A young man who was diagnosed with a rare disability after gaining a silver Duke of Edinburgh Award has showcased his determination by achieving gold.
Tim Croydon, 24, of Flempton, has to use a wheelchair due to the rare and complex degenerative neurological condition Hereditary Spastic Paraplegia Type SPG 11.
He was having problems walking while completing his silver Duke of Edinburgh Award aged 17 and was diagnosed two years later.
This didn’t deter him from embarking on the gold award and, following a specialist expedition, he was presented with the accolade by adventurer Oliver Hicks at St James’s Palace, where he was congratulated by The Duke of Edinburgh.

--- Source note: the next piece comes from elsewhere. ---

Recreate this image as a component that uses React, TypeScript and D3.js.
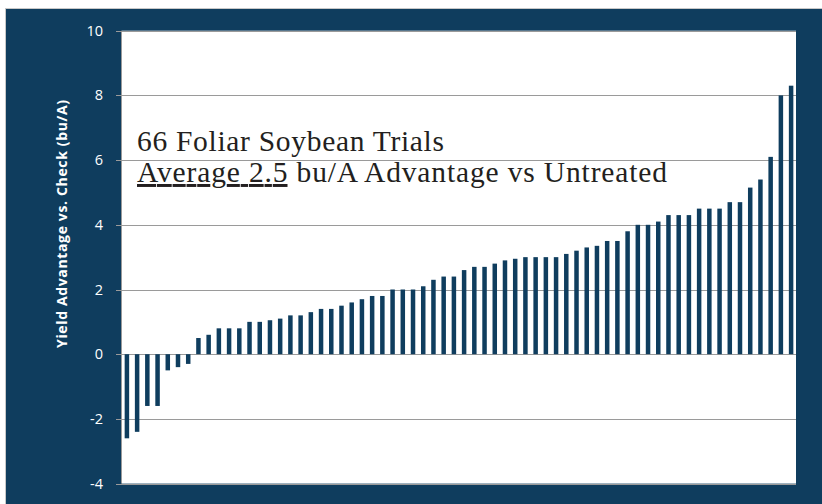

His mum Hilary said: “We are very proud of Tim because he has never wavered in his determination to achieve the gold award.
“The D of E team were very flexible in their approach to disability, while ensuring that the expeditions were challenging. Disability is not a barrier to the D of E gold award.”
Tim, who attended King Edward VI School, worked through the various elements of the award and arranged a specialist expedition through the Bendrigg Trust charity.
The expedition in the Lake District included canoeing and the use of a power chair.
He said: “I volunteered with the youth club at Fornham St Martin and I played with Bury Bombers Wheelchair Basketball Club for the sport section. I’ve enjoyed everything I’ve done for the awards but especially canoeing in the Lake District and getting to know new people.”